Final answer:
Firms should not give up a positive NPV project simply to initiate or increase dividends. Positive NPV projects indicate value creation for the firm and its shareholders, promising higher future returns through both dividends and capital gains.
Step-by-step explanation:
Within the context of business and financial management, it is generally not advisable for firms to give up a positive NPV (Net Present Value) project, either to pay a dividend for the first time or to increase a current dividend. Doing so may not be in the best interest of the shareholders in the long-term. The primary reason is that a positive NPV indicates that the project is expected to generate returns above the cost of capital, thereby adding value to the firm. This future value creation is critical as it speaks to the fundamental goal of financial management - to maximize shareholder wealth.
Investors expect a rate of return that can come through dividends or capital gains. Dividends are direct payments made to shareholders, representing immediate return, whereas capital gains are increases in stock value over time.
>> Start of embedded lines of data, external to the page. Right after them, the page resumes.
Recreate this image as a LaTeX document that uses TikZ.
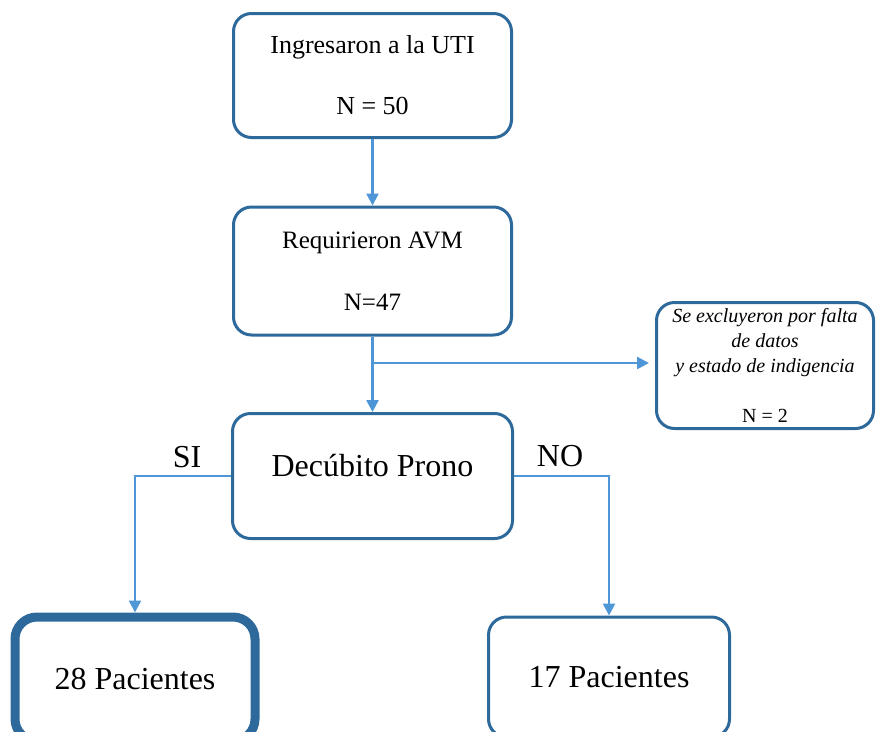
\documentclass[tikz,border=0pt]{standalone}
\usepackage{fontspec}
\setmainfont{Liberation Serif}
\usepackage{xcolor}
\usetikzlibrary{arrows.meta,positioning}

\definecolor{boxblue}{RGB}{45,105,155}
\definecolor{lineblue}{RGB}{78,150,214}

\begin{document}
\begin{tikzpicture}[x=1pt,y=-1pt,
    box/.style={draw=boxblue, line width=3pt, rounded corners=18pt, align=center, inner sep=0pt},
    boxthick/.style={box, line width=9pt, rounded corners=22pt},
    arr/.style={draw=lineblue, line width=2.5pt, -{Triangle[width=12pt,length=12pt]}}]
    \useasboundingbox (0,0) rectangle (877,731);

    \node[box, minimum width=278pt, minimum height=124pt, font=\fontsize{26}{30}\selectfont] (uti) at (372.5,75.5)
        {Ingresaron a la UTI\\[31pt]N = 50};
    \node[box, minimum width=278pt, minimum height=128pt, font=\fontsize{25}{31}\selectfont] (avm) at (372.5,271)
        {Requirieron AVM\\[31pt]N=47};
    \node[box, minimum width=280pt, minimum height=125pt, text depth=22pt, font=\fontsize{32}{36}\selectfont] (prono) at (372.5,476)
        {Decúbito Prono};
    \node[box, minimum width=217pt, minimum height=126pt, font=\fontsize{20}{25}\selectfont] (excl) at (765,365.5)
        {\itshape Se excluyeron por falta\\ \itshape de datos\\ \itshape y estado de indigencia\\[25pt]N = 2};
    \node[boxthick, minimum width=240pt, minimum height=124pt, font=\fontsize{32}{36}\selectfont] (pac28) at (135,679)
        {28 Pacientes};
    \node[box, minimum width=241pt, minimum height=120pt, font=\fontsize{32}{36}\selectfont] (pac17) at (609,677)
        {17 Pacientes};

    \coordinate (split) at (372.5,363);

    \draw[arr] (uti) -- (avm);
    \draw[draw=lineblue, line width=2.5pt] (avm.south) -- (split);
    \draw[arr] (split) -- (prono.north);
    \draw[arr, shorten >=6pt] (split) -- (split -| excl.west);
    \draw[arr] (prono.west) -| (pac28.north);
    \draw[arr] (prono.east) -| (pac17.north);

    \node[font=\fontsize{32}{36}\selectfont] (si) at (187,457) {SI};
    \node[font=\fontsize{32}{36}\selectfont] (no) at (560,456) {NO};
\end{tikzpicture}
\end{document}
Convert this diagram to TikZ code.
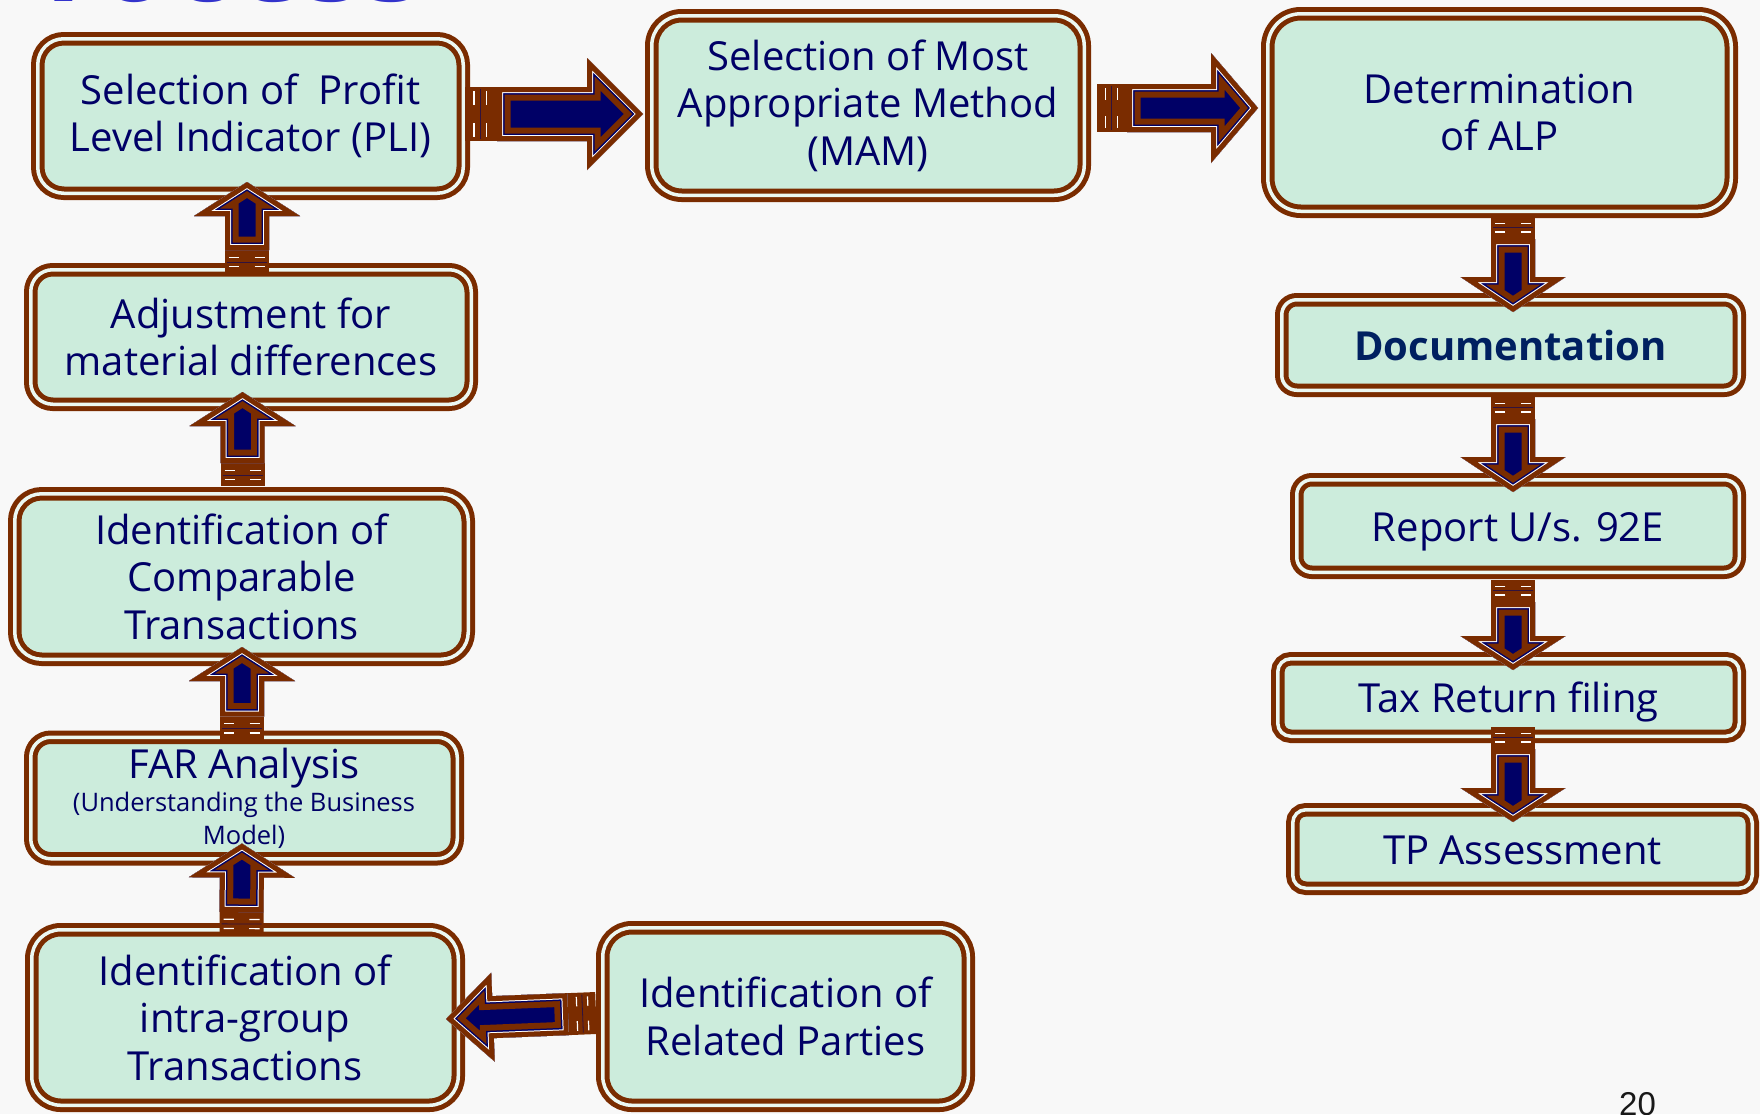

Both contribute to the total return for shareholders, but capital gains are typically associated with the appreciation of the investment due to profitable reinvestment decisions made by the firm, including undertaking positive NPV projects.
Ultimately, strategic reinvestment in positive NPV projects typically suggests potential for long-term growth and capacity for future dividend increases, leading to an upward trajectory for both capital gains and dividends over time.